WHAT YOU NEED TO DO ->
Starting with the first line below, extract each line through the one that contains "ax = fig.add_axes([0.2473, 0.4099, 0.7082, 0.3862])", inclusive, excluding pictures.

MATERIAL PROVIDED ->
__________

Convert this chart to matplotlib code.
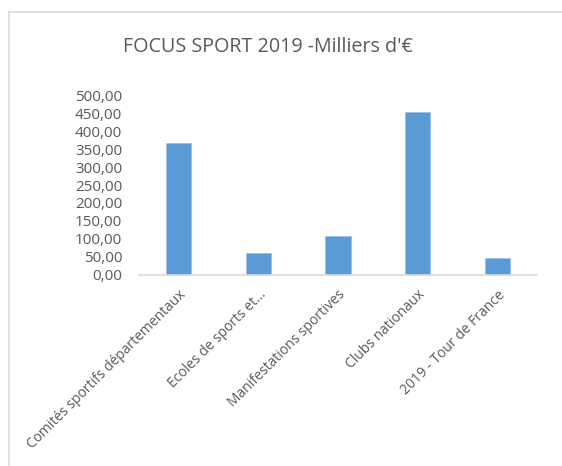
import matplotlib.pyplot as plt
from matplotlib.lines import Line2D

categories = ["Comités sportifs départementaux", "Ecoles de sports et...",
              "Manifestations sportives", "Clubs nationaux", "2019 - Tour de France"]
values = [368.0, 60.0, 108.0, 454.0, 47.0]
yticks = [0, 50, 100, 150, 200, 250, 300, 350, 400, 450, 500]
ytick_labels = [("%.2f" % v).replace(".", ",") for v in yticks]

plt.rcParams['font.family'] = ['Open Sans', 'DejaVu Sans']
text_col = "#595959"

fig = plt.figure(figsize=(5.62, 4.66), dpi=100)
ax = fig.add_axes([0.2473, 0.4099, 0.7082, 0.3862])

ax.bar(range(len(values)), values, width=0.315, color="#5B9BD5", edgecolor="#9DC3E6", linewidth=0.6)
ax.set_xlim(-0.5, len(values) - 0.5)
ax.set_ylim(0, 500)
ax.set_yticks(yticks)
ax.set_yticklabels(ytick_labels, fontsize=11, color=text_col)
ax.set_xticks(range(len(categories)))
ax.set_xticklabels(categories, rotation=45, ha="right", va="top", rotation_mode="anchor",
                   fontsize=10, color=text_col)
ax.tick_params(axis="both", length=0)
ax.tick_params(axis="y", pad=12)
ax.tick_params(axis="x", pad=9)
for s in ["top", "right", "left"]:
    ax.spines[s].set_visible(False)
ax.spines["bottom"].set_color("#d9d9d9")
ax.spines["bottom"].set_linewidth(1.2)

fig.text(0.476, 0.90, "FOCUS SPORT 2019 -Milliers d'€", ha="center", va="center",
         fontsize=14.2, color=text_col)

# chart frame
fig.add_artist(Line2D([8.5 / 562, 8.5 / 562], [0, 1 - 11.5 / 466], color="#d9d9d9", lw=1.2))
fig.add_artist(Line2D([8.5 / 562, 1], [1 - 11.5 / 466, 1 - 11.5 / 466], color="#d9d9d9", lw=1.2))

fig.savefig("out.png", dpi=100)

__________

ANSWER TO THE EXERCISE ->
Convert this chart to matplotlib code.
import matplotlib.pyplot as plt
from matplotlib.lines import Line2D

categories = ["Comités sportifs départementaux", "Ecoles de sports et...",
              "Manifestations sportives", "Clubs nationaux", "2019 - Tour de France"]
values = [368.0, 60.0, 108.0, 454.0, 47.0]
yticks = [0, 50, 100, 150, 200, 250, 300, 350, 400, 450, 500]
ytick_labels = [("%.2f" % v).replace(".", ",") for v in yticks]

plt.rcParams['font.family'] = ['Open Sans', 'DejaVu Sans']
text_col = "#595959"

fig = plt.figure(figsize=(5.62, 4.66), dpi=100)
ax = fig.add_axes([0.2473, 0.4099, 0.7082, 0.3862])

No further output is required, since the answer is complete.